= Jonas Žeruolis =

Jonas Žeruolis (25 March 1907 – 18 January 1986) was a Lithuanian civil lawyer. Žeruolis headed the codification of the Lithuanian SSR's civil law. He was awarded the title of Honored Lawyer of the Lithuanian SSR in 1965, and Honored Scientist of the Lithuanian SSR in 1977. In addition to co-authoring some books on civil law, Žeruolis wrote textbooks for high school students. Žeruolis argued that the court process is determined by the materialist nature of the law.

==Biography==
===Early life===
Jonas Žeruolis was born on 25 March 1907 in Riga (then within the Russian Empire) to a family of a railroad worker. During the First World War, the family evacuated to Oryol. After the death of his father in 1919, Žeruolis spent two years in an orphan shelter. After returning to Lithuania in 1921, the future lawyer worked at his grandfather's farm and simultaneously attended school in Ukmergė. He graduated in 1926. Žeruolis then enrolled in the Faculty of Law of Vytautas Magnus University, at the same time working in Kaunas as a clerk. He graduated and became a certified lawyer in 1934. From 15 March 1935 to 1937 Žeruolis was a candidate for the judiciary in Kaunas. In 1937 he became active in the underground communist Lithuanian Red Aid organisation. From 1 May 1937 to 1939 Žeruolis was a court investigator in Ukmergė, and then a court judge in Vilnius from 1 January 1940.

===Second World War===
After the Soviet occupation of Lithuania in 1940, the People's Government of Lithuania made Žeruolis the prosecutor of the Šiauliai district. Eventually, Žeruolis became a member of the Supreme Court of the Lithuanian SSR, a position he held until the German invasion of the Soviet Union in 1941. During Operation Barbarossa, Žeruolis was in hiding, only getting permission to privately practice law at the end of 1941. Žeruolis practiced law in Vilnius for the duration of the Second World War.
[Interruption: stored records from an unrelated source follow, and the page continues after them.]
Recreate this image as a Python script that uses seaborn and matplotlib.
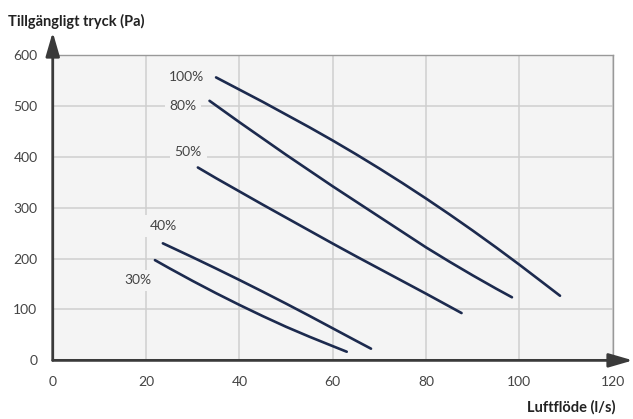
import pandas as pd
import numpy as np
import matplotlib.pyplot as plt
import seaborn as sns

# =========================
# DATA (läst ur diagrammet)
# =========================
x_100 = [35.0, 40, 45, 50, 55, 60, 65, 70, 75, 80, 85, 90, 95, 100, 105, 108.7]
y_100 = [556, 532, 508, 483, 458, 432, 405, 377, 348, 318, 287, 255, 222, 188, 153, 127]

x_80 = [33.6, 40, 45, 50, 55, 60, 65, 70, 75, 80, 85, 90, 95, 98.4]
y_80 = [510, 468, 436, 404, 373, 342, 312, 282, 252, 222, 194, 167, 141, 124]

x_50 = [31.1, 35, 40, 45, 50, 55, 60, 65, 70, 75, 80, 85, 87.6]
y_50 = [379, 358, 332, 306, 280.5, 255, 229.5, 204.5, 180, 155.5, 131, 106, 93]

x_40 = [23.6, 25, 30, 35, 40, 45, 50, 55, 60, 65, 68.2]
y_40 = [230, 224, 202.5, 180.5, 158, 135, 111.5, 87.5, 63, 38.5, 23]

x_30 = [21.9, 25, 30, 35, 40, 45, 50, 55, 60, 63.0]
y_30 = [197, 181, 156, 132, 109, 87, 66, 46.5, 28, 17]

serier = ["100%", "80%", "50%", "40%", "30%"]
# etikettpositioner (x, y) i dataenheter
etikett_x = [28.6, 27.9, 29.0, 23.7, 18.2]
etikett_y = [556, 500, 409, 264, 157]

x_ticks = [0, 20, 40, 60, 80, 100, 120]
y_ticks = [0, 100, 200, 300, 400, 500, 600]

XLABEL = "Luftflöde (l/s)"
YLABEL = "Tillgängligt tryck (Pa)"

# =========================
# LÅNG TABELL FÖR SEABORN
# =========================
frames = []
for namn, xs, ys in zip(serier, [x_100, x_80, x_50, x_40, x_30],
                        [y_100, y_80, y_50, y_40, y_30]):
    frames.append(pd.DataFrame({"flode": xs, "tryck": ys, "serie": namn}))
df = pd.concat(frames, ignore_index=True)

# =========================
# STIL
# =========================
sns.set_style("white")
plt.rcParams["font.family"] = ["Lato", "DejaVu Sans"]

LINJE = "#1c2a4e"
BG = "#f4f4f4"
GRID = "#cfcfcf"
TEXT = "#444444"
AXEL = "#3a3a3a"

fig = plt.figure(figsize=(6.33, 4.19), dpi=100)
ax = fig.add_axes([0.0833, 0.1399, 0.8847, 0.7288])
ax.set_facecolor(BG)

sns.lineplot(data=df, x="flode", y="tryck", hue="serie", units="serie",
             estimator=None, sort=False, palette=[LINJE] * len(serier),
             linewidth=1.9, legend=False, ax=ax, zorder=3)
for ln in ax.lines:
    ln.set_solid_joinstyle("round")

ax.set_xlim(0, 120)
ax.set_ylim(0, 600)
ax.set_xticks(x_ticks)
ax.set_yticks(y_ticks)
ax.grid(True, color=GRID, linewidth=1.1, zorder=0)
ax.set_axisbelow(True)

ax.tick_params(axis="both", length=7, width=1.1, color=GRID,
               labelcolor=TEXT, labelsize=10, pad=4)
ax.set_xlabel("")
ax.set_ylabel("")

for s in ["top", "right"]:
    ax.spines[s].set_color("#999999")
    ax.spines[s].set_linewidth(1.0)
for s in ["left", "bottom"]:
    ax.spines[s].set_visible(False)

# axelpilar
pil = dict(arrowstyle="-|>,head_length=1.45,head_width=0.42", color=AXEL,
           lw=2.0, shrinkA=0, shrinkB=0, mutation_scale=10)
ax.annotate("", xy=(0, 1.075), xytext=(0, 0), xycoords="axes fraction",
            textcoords="axes fraction", arrowprops=pil, annotation_clip=False, zorder=5)
ax.annotate("", xy=(1.036, 0), xytext=(0, 0), xycoords="axes fraction",
            textcoords="axes fraction", arrowprops=pil, annotation_clip=False, zorder=5)

# serieetiketter
for namn, ex, ey in zip(serier, etikett_x, etikett_y):
    ax.text(ex, ey, namn, ha="center", va="center", fontsize=10, color=TEXT,
            zorder=4, bbox=dict(boxstyle="square,pad=0.35", fc=BG, ec="none"))

fig.text(0.013, 0.948, YLABEL, ha="left", va="center", fontsize=10.5,
         fontweight="bold", color="#222222")
fig.text(0.972, 0.027, XLABEL, ha="right", va="center", fontsize=10.5,
         fontweight="bold", color="#222222")

plt.savefig("out.png", dpi=100)
plt.close()
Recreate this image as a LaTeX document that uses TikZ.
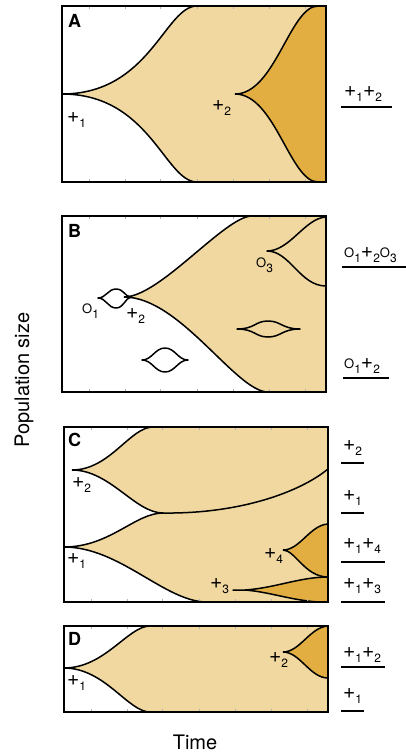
\documentclass[tikz,border=0pt]{standalone}
\usepackage{fontspec}
\setmainfont{TeX Gyre Heros}
\definecolor{light}{HTML}{F0D8A0}
\definecolor{dark}{HTML}{E2AE42}
\newcommand\Pl[1]{{\fontsize{21}{21}\selectfont+}\raisebox{-5pt}{\fontsize{12}{12}\selectfont#1}}
\newcommand\Oo[1]{{\fontsize{13}{13}\selectfont O}\raisebox{-5pt}{\fontsize{12}{12}\selectfont#1}}
\tikzset{
  frame/.style={line width=1.9pt},
  curve/.style={line width=1.5pt, line join=round},
  lbl/.style={inner sep=0pt, anchor=base west},
  plet/.style={inner sep=0pt, anchor=base west, font=\fontsize{18}{18}\selectfont\bfseries},
  rline/.style={line width=1.3pt},
  tick/.style={gray!60, line width=0.5pt},
}
\begin{document}
\begin{tikzpicture}[x=1pt,y=-1pt]
\useasboundingbox (0,0) rectangle (406,753);

% ---------- Panel A ----------
\draw[curve,fill=light] (62,94) .. controls (150,94) and (165,6) .. (197,6) -- (326,6) -- (326,182) -- (197,182) .. controls (165,182) and (150,94) .. (62,94);
\draw[curve,fill=dark] (235,94) .. controls (275,94) and (290,6) .. (318,6) -- (326,6) -- (326,182) -- (318,182) .. controls (290,182) and (275,94) .. (235,94);
\foreach \x in {89,125,160,197,233,269,305}{\draw[tick] (\x,6) -- (\x,9); \draw[tick] (\x,182) -- (\x,179);}
\draw[frame] (62,6) rectangle (326,182);
\node[plet] (lA) at (68,27) {A};
\node[lbl] (a1) at (67,122) {\Pl{1}};
\node[lbl] (a2) at (212,110) {\Pl{2}};

% ---------- Panel B ----------
\draw[curve,fill=light] (124,297) .. controls (160,297) and (225,216) .. (252,216) -- (326,216) -- (326,392) -- (268,392) .. controls (236,392) and (180,297) .. (124,297);
\draw[curve] (326,217) .. controls (305,218) and (290,251) .. (267,251) .. controls (290,251) and (300,286) .. (326,286);
\draw[curve] (237,329) .. controls (255,329) and (255,321) .. (268,321) .. controls (281,321) and (282,329) .. (300,329) .. controls (282,329) and (281,337) .. (268,337) .. controls (255,337) and (255,329) .. (237,329) -- cycle;
\draw[curve,fill=white] (142,360) .. controls (152,360) and (155,348) .. (165,348) .. controls (175,348) and (178,360) .. (188,360) .. controls (178,360) and (175,372) .. (165,372) .. controls (155,372) and (152,360) .. (142,360) -- cycle;
\draw[curve] (98,298) .. controls (106,298) and (108,289) .. (116,289) .. controls (124,289) and (125,297) .. (131,297) .. controls (125,298) and (124,308) .. (116,308) .. controls (108,308) and (106,298) .. (98,298) -- cycle;
\foreach \x in {89,125,160,197,233,269,305}{\draw[tick] (\x,216) -- (\x,219); \draw[tick] (\x,392) -- (\x,389);}
\draw[frame] (62,216) rectangle (326,392);
\node[plet] (lB) at (68,237) {B};
\node[lbl] (b1) at (82,313) {\Oo{1}};
\node[lbl] (b2) at (126,318) {\Pl{2}};
\node[lbl] (b3) at (256,267) {\Oo{3}};

% ---------- Panel C ----------
\draw[curve,fill=light] (72,470) .. controls (110,470) and (130,427) .. (153,427) -- (328,427) -- (328,602) -- (207,602) .. controls (165,602) and (120,547) .. (64,547) .. controls (110,547) and (135,513) .. (163,513) .. controls (135,513) and (110,470) .. (72,470);
\draw[curve] (163,513) .. controls (240,514) and (300,492) .. (328,469);
\draw[curve,fill=dark] (283,550) .. controls (300,550) and (310,525) .. (328,524) -- (328,577) .. controls (305,577) and (295,550) .. (283,550);
\draw[curve,fill=dark] (233,590) -- (245,590) .. controls (275,588) and (300,577) .. (328,577) -- (328,602) -- (318,602) .. controls (290,600) and (270,592) .. (245,590) -- cycle;
\foreach \x in {91,127,162,199,235,271,307}{\draw[tick] (\x,427) -- (\x,430); \draw[tick] (\x,602) -- (\x,599);}
\draw[frame] (64,427) rectangle (328,602);
\node[plet] (lC) at (68,446) {C};
\node[lbl] (c2) at (72,487) {\Pl{2}};
\node[lbl] (c1) at (67,563) {\Pl{1}};
\node[lbl] (c4) at (264,558) {\Pl{4}};
\node[lbl] (c3) at (210,588) {\Pl{3}};

% ---------- Panel D ----------
\draw[curve,fill=light] (64,668) .. controls (105,668) and (128,626) .. (150,626) -- (328,626) -- (328,712) -- (150,712) .. controls (128,712) and (105,668) .. (64,668);
\draw[curve,fill=dark] (283,652) .. controls (300,652) and (310,627) .. (328,626) -- (328,678) .. controls (310,678) and (300,652) .. (283,652);
\foreach \x in {91,127,162,199,235,271,307}{\draw[tick] (\x,626) -- (\x,629); \draw[tick] (\x,712) -- (\x,709);}
\draw[frame] (64,626) rectangle (328,712);
\node[plet] (lD) at (68,645) {D};
\node[lbl] (d1) at (67,685) {\Pl{1}};
\node[lbl] (d2) at (269,662) {\Pl{2}};

% ---------- Right-hand genotype labels ----------
\node[lbl] (r1) at (344,96) {\Pl{1}\Pl{2}};
\draw[rline] (341,107) -- (392,107);
\node[lbl] (r2) at (344,257) {\Oo{1}\Pl{2}\Oo{3}};
\draw[rline] (342,267) -- (406,267);
\node[lbl] (r3) at (344,368) {\Oo{1}\Pl{2}};
\draw[rline] (343,378) -- (389,378);
\node[lbl] (r4) at (343,450) {\Pl{2}};
\draw[rline] (341,463) -- (364,463);
\node[lbl] (r5) at (343,500) {\Pl{1}};
\draw[rline] (341,513) -- (364,513);
\node[lbl] (r6) at (343,548) {\Pl{1}\Pl{4}};
\draw[rline] (341,562) -- (385,562);
\node[lbl] (r7) at (343,588) {\Pl{1}\Pl{3}};
\draw[rline] (341,602) -- (385,602);
\node[lbl] (r8) at (343,657) {\Pl{1}\Pl{2}};
\draw[rline] (341,667) -- (385,667);
\node[lbl] (r9) at (343,698) {\Pl{1}};
\draw[rline] (341,711) -- (364,711);

% ---------- Axis labels ----------
\node[inner sep=0pt, rotate=90, font=\fontsize{20}{20}\selectfont] (ylab) at (24,380) {Population size};
\node[inner sep=0pt, font=\fontsize{20}{20}\selectfont] (xlab) at (195,742) {Time};
\end{tikzpicture}
\end{document}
It is known that he was a member of the anti-German National Front (Tautinis frontas) headed by Juozas Krikštaponis as well as an organisation responsible for material aid for people whose families suffered due to the Nazi invasion. Žeruolis then joined Juozas Vitas's Union for the Liberation of Lithuania. After it was destroyed in 1943, Žeruolis was arrested and jailed. Nevertheless, due to a lack of evidence against him, Žeruolis was soon released. Despite his arrest, Žeruolis continued his involvement in anti-German movements; he joined the Soviet partisans (Adam Mickiewicz Squad headed by Stanislovas Juozapavičius) and participated in the re-occupation of Vilnius. After the majority of Lithuania was re-occupied, Žeruolis again worked for the Lithuanian SSR's Supreme Court. In 1944 Žeruolis began working at the Faculty of Law at Vincas Kapsukas State University of Vilnius, specializing as an arbiter and lecturing on Roman civil law.

===Soviet occupation===
From December 1947 to December 1949 Žeruolis acted as the 9th chairman of the Lithuanian SSR's college of its presidium of lawyers. Žeruolis became the head of the faculty's civil law department in 1948. In 1958 Žeruolis joined the Communist Party of the Soviet Union. After defending his dissertation in 1959, Žeruolis became the faculty's dean that same year. In 1961 he was made an associate professor. In 1961—1968 and 1969—1983 Žeruolis was the editor-in-chief of the law magazine Teisė. Apart from his legal work, Žeruolis was a part-time lecturer at the Central Committee of the Communist Party of Lithuania. In 1970, he became the party's member responsible for scientific work. That same year, Žeruolis defended his dissertation on Soviet civil law in Leningrad State University, gaining a doctoral degree. He became a professor in 1971.

Žeruolis died on 18 January 1986 in Vilnius.